▶ [Set exercise] Begin with the first line of the material and write out each line exactly, ending with the line that contains "-336], [1864, -182]];". Pictures are not part of the copy.

▶ [Dataset extract]
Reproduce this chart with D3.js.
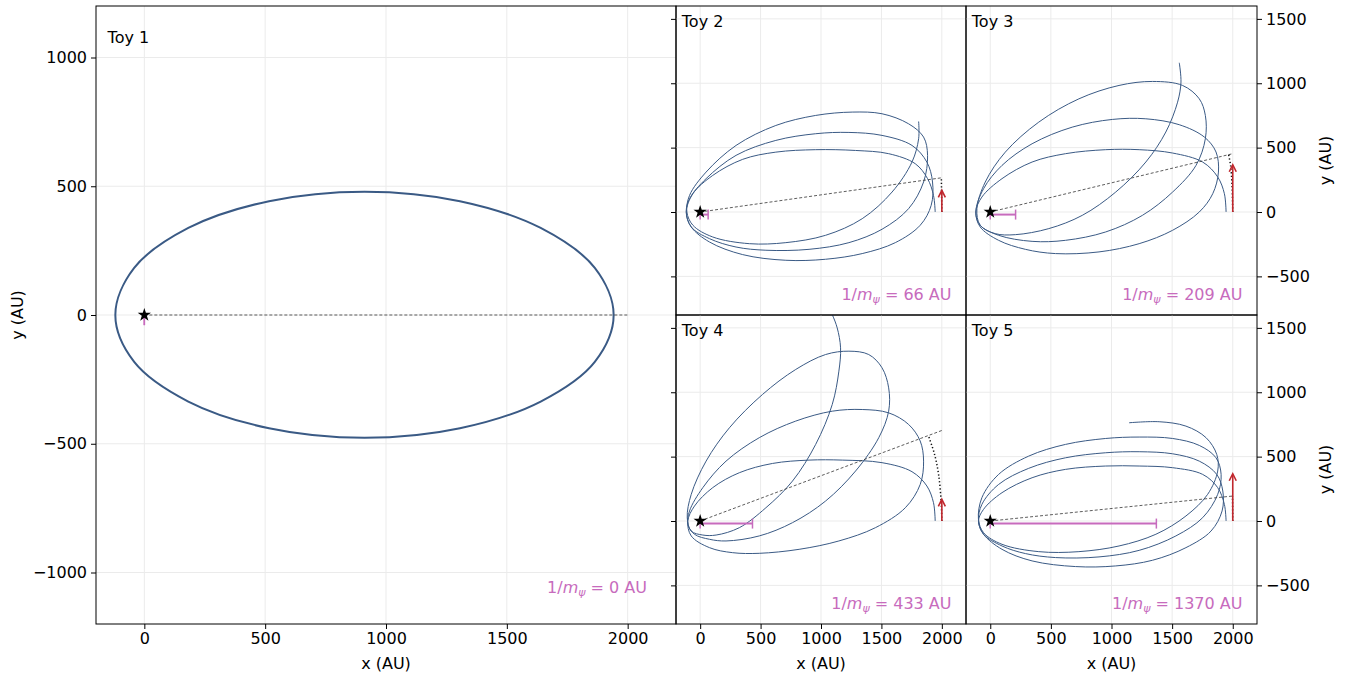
<!DOCTYPE html>
<html>
<head>
<meta charset="utf-8">
<script src="https://cdn.jsdelivr.net/npm/d3@7"></script>
<style>
  body { margin: 0; background: #fff; }
  text { font-family: "DejaVu Sans", sans-serif; }
</style>
</head>
<body>
<svg id="chart" width="1353" height="677"></svg>
<script>
// ---- data (AU) ----
var toyNames = ["Toy 1", "Toy 2", "Toy 3", "Toy 4", "Toy 5"];
var invMass = [0, 66, 209, 433, 1370];          // 1/m_psi, AU
var kickLength = [0, 168, 367, 168, 367];        // red velocity arrow
var pointerEnd = [[2000, 0], [2000, 266], [2000, 453], [2000, 703], [2000, 194]];
var xTicks = [0, 500, 1000, 1500, 2000];
var yTicksBig = [-1000, -500, 0, 500, 1000];
var yTicksSmall = [-500, 0, 500, 1000, 1500];

var orbit1 = [[1942, 0], [1864, 183], [1640, 338], [1306, 442], [911, 479], [516, 442], [182, 338], [-42, 183],
  [-120, 0], [-42, -182], [182, -336], [516, -440], [911, -477], [1306, -440], [1640, -336], [1864, -182]];

var orbit2 = [[1945, 0], [1931, 129], [1882, 259], [1780, 375], [1560, 453], [1286, 478], [956, 484], [626, 465],
  [352, 409], [104, 284], [-60, 142], [-115, 0], [-74, -116], [77, -233], [352, -331], [709, -375], [1038, -367],
  [1341, -323], [1615, -238], [1821, -103], [1912, 52], [1923, 233], [1876, 388], [1753, 517], [1505, 595],
  [1231, 618], [956, 608], [626, 556], [297, 440], [49, 259], [-88, 103], [-115, 0], [-74, -116], [77, -207],
  [297, -272], [544, -297], [901, -290], [1231, -238], [1505, -134], [1725, 26], [1849, 233], [1882, 440],
  [1849, 582], [1725, 685], [1505, 763], [1258, 776], [956, 750], [626, 672], [297, 517], [49, 310], [-88, 129],
  [-110, 0], [-60, -103], [104, -194], [407, -246], [709, -238], [1038, -181], [1341, -52], [1588, 155],
  [1753, 388], [1808, 569], [1808, 703]];

var orbit3 = [[1945, 0], [1931, 142], [1876, 272], [1752, 388], [1504, 458], [1228, 484], [952, 484], [621, 453],
  [345, 388], [97, 259], [-69, 116], [-119, 0], [-83, -116], [69, -220], [290, -290], [538, -323], [897, -310],
  [1228, -246], [1504, -142], [1724, 0], [1835, 142], [1882, 310], [1862, 466], [1766, 582], [1559, 678],
  [1283, 724], [1007, 719], [676, 659], [345, 530], [97, 362], [-55, 181], [-119, 0], [-83, -103], [69, -181],
  [345, -228], [621, -220], [952, -155], [1255, -26], [1504, 155], [1697, 362], [1774, 569], [1774, 750],
  [1724, 879], [1586, 983], [1338, 1014], [1062, 983], [731, 879], [400, 698], [124, 465], [-41, 233],
  [-110, 26], [-83, -103], [41, -168], [207, -176], [483, -129], [759, -26], [1035, 155], [1283, 388],
  [1448, 621], [1545, 853], [1573, 1009], [1559, 1159]];

var orbit4 = [[1945, 0], [1931, 142], [1876, 272], [1753, 383], [1505, 453], [1176, 473], [901, 473], [599, 447],
  [324, 375], [104, 259], [-47, 116], [-102, 0], [-74, -116], [77, -207], [269, -246], [489, -251], [819, -220],
  [1148, -155], [1450, -52], [1698, 103], [1821, 284], [1849, 465], [1821, 621], [1725, 750], [1560, 840],
  [1341, 866], [1093, 853], [791, 776], [489, 647], [214, 465], [22, 259], [-88, 78], [-102, -26], [-47, -103],
  [77, -142], [214, -155], [489, -116], [764, -13], [1038, 155], [1286, 388], [1478, 647], [1560, 853],
  [1560, 1034], [1505, 1190], [1395, 1293], [1231, 1319], [1038, 1293], [791, 1177], [516, 983], [242, 724],
  [49, 465], [-74, 207], [-107, 26], [-74, -78], [22, -109], [132, -109], [324, -52], [544, 103], [764, 310],
  [956, 595], [1093, 905], [1148, 1164], [1162, 1345], [1134, 1500], [1093, 1603], [1038, 1707]];

var orbit5 = [[1945, 0], [1931, 129], [1876, 259], [1752, 362], [1504, 414], [1228, 427], [952, 427], [621, 401],
  [345, 336], [97, 220], [-55, 91], [-97, 0], [-55, -103], [97, -220], [345, -310], [704, -354], [1035, -349],
  [1338, -305], [1614, -207], [1821, -78], [1912, 78], [1918, 233], [1868, 362], [1724, 465], [1504, 522],
  [1228, 538], [952, 530], [621, 491], [317, 409], [69, 284], [-69, 129], [-97, 0], [-55, -103], [97, -194],
  [290, -253], [538, -284], [897, -279], [1228, -228], [1531, -116], [1752, 26], [1876, 207], [1904, 362],
  [1862, 491], [1724, 587], [1504, 641], [1228, 652], [952, 641], [621, 595], [317, 504], [69, 362], [-69, 181],
  [-97, 13], [-55, -91], [97, -181], [400, -238], [731, -238], [1062, -194], [1366, -103], [1614, 39],
  [1793, 207], [1876, 388], [1868, 517], [1780, 647], [1614, 737], [1393, 771], [1145, 763]];

var drift = [
  [],
  [[2000, 0], [1996, 266]],
  [[2000, 0], [1994, 207], [1982, 362], [1965, 450]],
  [[2000, 0], [1994, 155], [1973, 362], [1940, 517], [1890, 659]],
  [[2000, 0], [1998, 194]]
];
var orbits = [orbit1, orbit2, orbit3, orbit4, orbit5];

// ---- layout ----
var panels = [
  { x: 96, y: 6, w: 580, h: 618, yDom: [-1200, 1200], yTicks: yTicksBig, xAxis: true, yAxis: "left" },
  { x: 676, y: 6, w: 290, h: 309, yDom: [-800, 1600], yTicks: yTicksSmall, xAxis: false, yAxis: "leftBare" },
  { x: 966, y: 6, w: 291, h: 309, yDom: [-800, 1600], yTicks: yTicksSmall, xAxis: false, yAxis: "right" },
  { x: 676, y: 315, w: 290, h: 309, yDom: [-800, 1600], yTicks: yTicksSmall, xAxis: true, yAxis: "leftBare" },
  { x: 966, y: 315, w: 291, h: 309, yDom: [-800, 1600], yTicks: yTicksSmall, xAxis: true, yAxis: "right" }
];

var svg = d3.select("#chart"),
  fontSize = 16,
  orbitColor = "#3a5a85",
  pink = "#c76bbd",
  red = "#c0272d",
  fmt = function(d) { return d < 0 ? "\u2212" + Math.abs(d) : String(d); };

panels.forEach(function(p, i) {
  var x = d3.scaleLinear().domain([-200, 2200]).range([p.x, p.x + p.w]),
    y = d3.scaleLinear().domain(p.yDom).range([p.y + p.h, p.y]),
    line = d3.line().x(function(d) { return x(d[0]); }).y(function(d) { return y(d[1]); }),
    g = svg.append("g"),
    clipId = "clip" + i;

  svg.append("clipPath").attr("id", clipId)
    .append("rect").attr("x", p.x).attr("y", p.y).attr("width", p.w).attr("height", p.h);

  var inner = g.append("g").attr("clip-path", "url(#" + clipId + ")");

  // grid
  inner.selectAll(".gx").data(xTicks).enter().append("line")
    .attr("x1", x).attr("x2", x).attr("y1", p.y).attr("y2", p.y + p.h)
    .attr("stroke", "#ebebeb").attr("stroke-width", 1);
  inner.selectAll(".gy").data(p.yTicks).enter().append("line")
    .attr("y1", y).attr("y2", y).attr("x1", p.x).attr("x2", p.x + p.w)
    .attr("stroke", "#ebebeb").attr("stroke-width", 1);

  // orbit
  inner.append("path")
    .datum(orbits[i])
    .attr("d", line.curve(i === 0 ? d3.curveCatmullRomClosed : d3.curveCatmullRom.alpha(0.5)))
    .attr("fill", "none")
    .attr("stroke", orbitColor)
    .attr("stroke-width", i === 0 ? 2 : 1);

  var straight = d3.line().x(function(d) { return x(d[0]); }).y(function(d) { return y(d[1]); });

  // pointer from star
  inner.append("path")
    .datum([[0, 0], pointerEnd[i]])
    .attr("d", straight)
    .attr("stroke", "#333").attr("stroke-width", 0.8)
    .attr("stroke-dasharray", "3,2").attr("fill", "none");

  // drift of the perturber
  if (drift[i].length) {
    inner.append("path")
      .datum(drift[i])
      .attr("d", d3.line().x(function(d) { return x(d[0]); }).y(function(d) { return y(d[1]); }).curve(d3.curveCatmullRom))
      .attr("fill", "none").attr("stroke", "#111").attr("stroke-width", 1.5)
      .attr("stroke-dasharray", "1.3,2.2");
  }

  // red kick arrow
  if (kickLength[i] > 0) {
    var ax = x(2000), ay0 = y(0), ay1 = y(kickLength[i]);
    inner.append("line")
      .attr("x1", ax).attr("x2", ax).attr("y1", ay0).attr("y2", ay1 + 1)
      .attr("stroke", red).attr("stroke-width", 1.6);
    inner.append("path")
      .attr("d", "M" + (ax - 3.5) + "," + (ay1 + 7) + "L" + ax + "," + ay1 + "L" + (ax + 3.5) + "," + (ay1 + 7))
      .attr("fill", "none").attr("stroke", red).attr("stroke-width", 1.6);
  }

  // 1/m_psi bar
  var by = y(-20), bx0 = x(0), bx1 = x(invMass[i]);
  inner.append("line").attr("x1", bx0).attr("x2", bx1).attr("y1", by).attr("y2", by)
    .attr("stroke", pink).attr("stroke-width", 2);
  inner.selectAll(".cap").data([bx0, bx1]).enter().append("line")
    .attr("x1", function(d) { return d; }).attr("x2", function(d) { return d; })
    .attr("y1", by - 5).attr("y2", by + 5)
    .attr("stroke", pink).attr("stroke-width", 1.5);

  // star
  inner.append("path")
    .attr("d", d3.symbol().type(d3.symbolStar).size(55))
    .attr("transform", "translate(" + x(0) + "," + y(0) + ")")
    .attr("fill", "#000");

  // frame
  g.append("rect").attr("x", p.x).attr("y", p.y).attr("width", p.w).attr("height", p.h)
    .attr("fill", "none").attr("stroke", "#000").attr("stroke-width", 1);

  // labels
  g.append("text")
    .attr("x", p.x + p.w * 0.02).attr("y", p.y + p.h * 0.05)
    .attr("dy", "0.36em")
    .attr("font-size", fontSize)
    .text(toyNames[i]);

  var mt = g.append("text")
    .attr("x", p.x + p.w * 0.95).attr("y", p.y + p.h * 0.95)
    .attr("text-anchor", "end")
    .attr("font-size", fontSize)
    .attr("fill", pink);
  mt.append("tspan").text("1/");
  mt.append("tspan").attr("font-style", "italic").text("m");
  mt.append("tspan").attr("font-style", "italic").attr("font-size", 11).attr("dy", 3).text("\u03c8");
  mt.append("tspan").attr("dy", -3).text(" = " + invMass[i] + " AU");

  // axes
  if (p.xAxis) {
    var xa = g.append("g").attr("transform", "translate(0," + (p.y + p.h) + ")")
      .call(d3.axisBottom(x).tickValues(xTicks).tickFormat(fmt).tickSize(5).tickPadding(4));
    xa.select(".domain").remove();
    xa.selectAll("text").attr("font-size", fontSize).attr("font-family", "DejaVu Sans, sans-serif").attr("fill", "#000");
    g.append("text")
      .attr("x", p.x + p.w / 2).attr("y", 669)
      .attr("text-anchor", "middle").attr("font-size", fontSize)
      .text("x (AU)");
  }
  if (p.yAxis === "left" || p.yAxis === "leftBare") {
    var ya = g.append("g").attr("transform", "translate(" + p.x + ",0)")
      .call(d3.axisLeft(y).tickValues(p.yTicks).tickFormat(p.yAxis === "left" ? fmt : "").tickSize(5).tickPadding(4));
    ya.select(".domain").remove();
    ya.selectAll("text").attr("font-size", fontSize).attr("font-family", "DejaVu Sans, sans-serif").attr("fill", "#000");
    if (p.yAxis === "left") {
      g.append("text")
        .attr("transform", "translate(23," + (p.y + p.h / 2) + ") rotate(-90)")
        .attr("text-anchor", "middle").attr("font-size", fontSize)
        .text("y (AU)");
    }
  }
  if (p.yAxis === "right") {
    var yr = g.append("g").attr("transform", "translate(" + (p.x + p.w) + ",0)")
      .call(d3.axisRight(y).tickValues(p.yTicks).tickFormat(fmt).tickSize(5).tickPadding(4));
    yr.select(".domain").remove();
    yr.selectAll("text").attr("font-size", fontSize).attr("font-family", "DejaVu Sans, sans-serif").attr("fill", "#000");
    g.append("text")
      .attr("transform", "translate(1331," + (p.y + p.h / 2) + ") rotate(-90)")
      .attr("text-anchor", "middle").attr("font-size", fontSize)
      .text("y (AU)");
  }
});
</script>
</body>
</html>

▶ [Task output]
Reproduce this chart with D3.js.
<!DOCTYPE html>
<html>
<head>
<meta charset="utf-8">
<script src="https://cdn.jsdelivr.net/npm/d3@7"></script>
<style>
  body { margin: 0; background: #fff; }
  text { font-family: "DejaVu Sans", sans-serif; }
</style>
</head>
<body>
<svg id="chart" width="1353" height="677"></svg>
<script>
// ---- data (AU) ----
var toyNames = ["Toy 1", "Toy 2", "Toy 3", "Toy 4", "Toy 5"];
var invMass = [0, 66, 209, 433, 1370];          // 1/m_psi, AU
var kickLength = [0, 168, 367, 168, 367];        // red velocity arrow
var pointerEnd = [[2000, 0], [2000, 266], [2000, 453], [2000, 703], [2000, 194]];
var xTicks = [0, 500, 1000, 1500, 2000];
var yTicksBig = [-1000, -500, 0, 500, 1000];
var yTicksSmall = [-500, 0, 500, 1000, 1500];

var orbit1 = [[1942, 0], [1864, 183], [1640, 338], [1306, 442], [911, 479], [516, 442], [182, 338], [-42, 183],
  [-120, 0], [-42, -182], [182, -336], [516, -440], [911, -477], [1306, -440], [1640, -336], [1864, -182]];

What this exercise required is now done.